■ Problem details
Leave out any pictures and transcribe all other data below exactly.

■ Recorded information
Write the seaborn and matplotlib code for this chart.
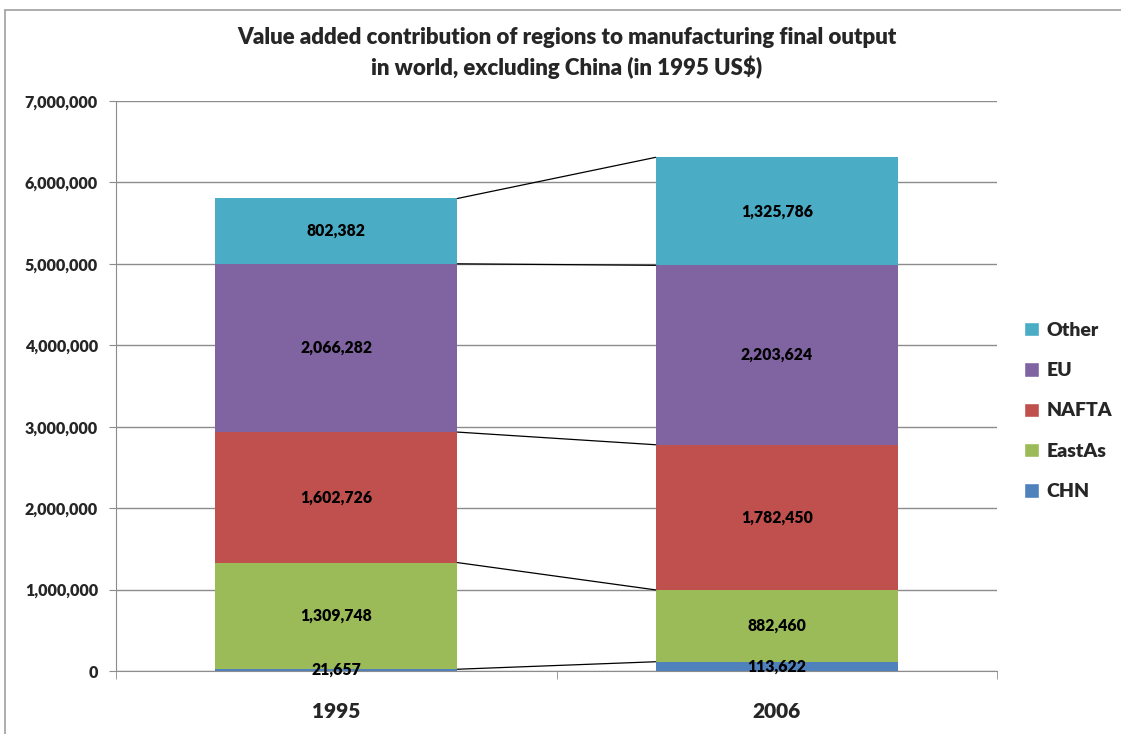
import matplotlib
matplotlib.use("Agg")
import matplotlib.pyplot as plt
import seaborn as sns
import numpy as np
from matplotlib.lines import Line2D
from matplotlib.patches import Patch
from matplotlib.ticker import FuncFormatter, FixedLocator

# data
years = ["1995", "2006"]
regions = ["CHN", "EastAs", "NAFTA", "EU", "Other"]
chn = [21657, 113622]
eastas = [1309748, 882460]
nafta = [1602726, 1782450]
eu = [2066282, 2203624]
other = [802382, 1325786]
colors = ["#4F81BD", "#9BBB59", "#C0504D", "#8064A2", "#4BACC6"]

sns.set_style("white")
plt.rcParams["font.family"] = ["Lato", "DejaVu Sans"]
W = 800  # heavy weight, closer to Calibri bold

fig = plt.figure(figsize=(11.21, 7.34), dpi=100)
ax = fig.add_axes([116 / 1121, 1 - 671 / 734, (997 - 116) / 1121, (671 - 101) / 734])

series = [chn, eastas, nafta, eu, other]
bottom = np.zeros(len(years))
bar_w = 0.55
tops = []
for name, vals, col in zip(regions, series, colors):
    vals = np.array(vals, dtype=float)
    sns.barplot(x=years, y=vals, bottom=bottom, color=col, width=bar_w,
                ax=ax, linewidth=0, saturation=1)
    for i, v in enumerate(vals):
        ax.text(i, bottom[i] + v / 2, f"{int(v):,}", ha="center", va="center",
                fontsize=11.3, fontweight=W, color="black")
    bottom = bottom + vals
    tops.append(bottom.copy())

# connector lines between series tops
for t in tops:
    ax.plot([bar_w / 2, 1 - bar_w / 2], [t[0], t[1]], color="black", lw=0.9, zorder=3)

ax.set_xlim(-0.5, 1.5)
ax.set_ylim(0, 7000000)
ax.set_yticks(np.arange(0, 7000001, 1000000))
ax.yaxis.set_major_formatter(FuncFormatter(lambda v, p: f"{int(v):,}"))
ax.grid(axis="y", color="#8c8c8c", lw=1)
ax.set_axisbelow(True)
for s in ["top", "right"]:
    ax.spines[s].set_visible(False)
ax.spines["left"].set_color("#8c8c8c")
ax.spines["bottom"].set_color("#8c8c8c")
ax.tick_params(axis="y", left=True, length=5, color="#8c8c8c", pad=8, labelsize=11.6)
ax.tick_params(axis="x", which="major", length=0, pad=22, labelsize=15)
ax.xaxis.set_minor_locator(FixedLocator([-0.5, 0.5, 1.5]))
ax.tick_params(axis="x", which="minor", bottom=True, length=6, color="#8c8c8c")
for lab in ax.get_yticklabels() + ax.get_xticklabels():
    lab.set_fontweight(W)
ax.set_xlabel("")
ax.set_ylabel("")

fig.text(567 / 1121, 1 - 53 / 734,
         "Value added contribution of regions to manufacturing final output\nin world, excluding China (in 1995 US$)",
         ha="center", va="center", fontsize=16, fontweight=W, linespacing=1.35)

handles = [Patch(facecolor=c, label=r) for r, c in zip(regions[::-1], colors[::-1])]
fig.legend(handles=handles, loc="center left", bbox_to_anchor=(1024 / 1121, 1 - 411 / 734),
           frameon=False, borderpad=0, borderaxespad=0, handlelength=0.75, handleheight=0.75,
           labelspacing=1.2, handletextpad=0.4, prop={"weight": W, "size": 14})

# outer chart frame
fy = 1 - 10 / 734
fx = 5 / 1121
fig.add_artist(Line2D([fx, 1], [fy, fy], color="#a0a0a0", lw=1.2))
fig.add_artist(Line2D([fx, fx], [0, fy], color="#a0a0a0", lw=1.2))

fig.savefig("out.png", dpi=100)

■ Final result
Write the seaborn and matplotlib code for this chart.
import matplotlib
matplotlib.use("Agg")
import matplotlib.pyplot as plt
import seaborn as sns
import numpy as np
from matplotlib.lines import Line2D
from matplotlib.patches import Patch
from matplotlib.ticker import FuncFormatter, FixedLocator

# data
years = ["1995", "2006"]
regions = ["CHN", "EastAs", "NAFTA", "EU", "Other"]
chn = [21657, 113622]
eastas = [1309748, 882460]
nafta = [1602726, 1782450]
eu = [2066282, 2203624]
other = [802382, 1325786]
colors = ["#4F81BD", "#9BBB59", "#C0504D", "#8064A2", "#4BACC6"]

sns.set_style("white")
plt.rcParams["font.family"] = ["Lato", "DejaVu Sans"]
W = 800  # heavy weight, closer to Calibri bold

fig = plt.figure(figsize=(11.21, 7.34), dpi=100)
ax = fig.add_axes([116 / 1121, 1 - 671 / 734, (997 - 116) / 1121, (671 - 101) / 734])

series = [chn, eastas, nafta, eu, other]
bottom = np.zeros(len(years))
bar_w = 0.55
tops = []
for name, vals, col in zip(regions, series, colors):
    vals = np.array(vals, dtype=float)
    sns.barplot(x=years, y=vals, bottom=bottom, color=col, width=bar_w,
                ax=ax, linewidth=0, saturation=1)
    for i, v in enumerate(vals):
        ax.text(i, bottom[i] + v / 2, f"{int(v):,}", ha="center", va="center",
                fontsize=11.3, fontweight=W, color="black")
    bottom = bottom + vals
    tops.append(bottom.copy())

# connector lines between series tops
for t in tops:
    ax.plot([bar_w / 2, 1 - bar_w / 2], [t[0], t[1]], color="black", lw=0.9, zorder=3)

ax.set_xlim(-0.5, 1.5)
ax.set_ylim(0, 7000000)
ax.set_yticks(np.arange(0, 7000001, 1000000))
ax.yaxis.set_major_formatter(FuncFormatter(lambda v, p: f"{int(v):,}"))
ax.grid(axis="y", color="#8c8c8c", lw=1)
ax.set_axisbelow(True)
for s in ["top", "right"]:
    ax.spines[s].set_visible(False)
ax.spines["left"].set_color("#8c8c8c")
ax.spines["bottom"].set_color("#8c8c8c")
ax.tick_params(axis="y", left=True, length=5, color="#8c8c8c", pad=8, labelsize=11.6)
ax.tick_params(axis="x", which="major", length=0, pad=22, labelsize=15)
ax.xaxis.set_minor_locator(FixedLocator([-0.5, 0.5, 1.5]))
ax.tick_params(axis="x", which="minor", bottom=True, length=6, color="#8c8c8c")
for lab in ax.get_yticklabels() + ax.get_xticklabels():
    lab.set_fontweight(W)
ax.set_xlabel("")
ax.set_ylabel("")

fig.text(567 / 1121, 1 - 53 / 734,
         "Value added contribution of regions to manufacturing final output\nin world, excluding China (in 1995 US$)",
         ha="center", va="center", fontsize=16, fontweight=W, linespacing=1.35)

handles = [Patch(facecolor=c, label=r) for r, c in zip(regions[::-1], colors[::-1])]
fig.legend(handles=handles, loc="center left", bbox_to_anchor=(1024 / 1121, 1 - 411 / 734),
           frameon=False, borderpad=0, borderaxespad=0, handlelength=0.75, handleheight=0.75,
           labelspacing=1.2, handletextpad=0.4, prop={"weight": W, "size": 14})

# outer chart frame
fy = 1 - 10 / 734
fx = 5 / 1121
fig.add_artist(Line2D([fx, 1], [fy, fy], color="#a0a0a0", lw=1.2))
fig.add_artist(Line2D([fx, fx], [0, fy], color="#a0a0a0", lw=1.2))

fig.savefig("out.png", dpi=100)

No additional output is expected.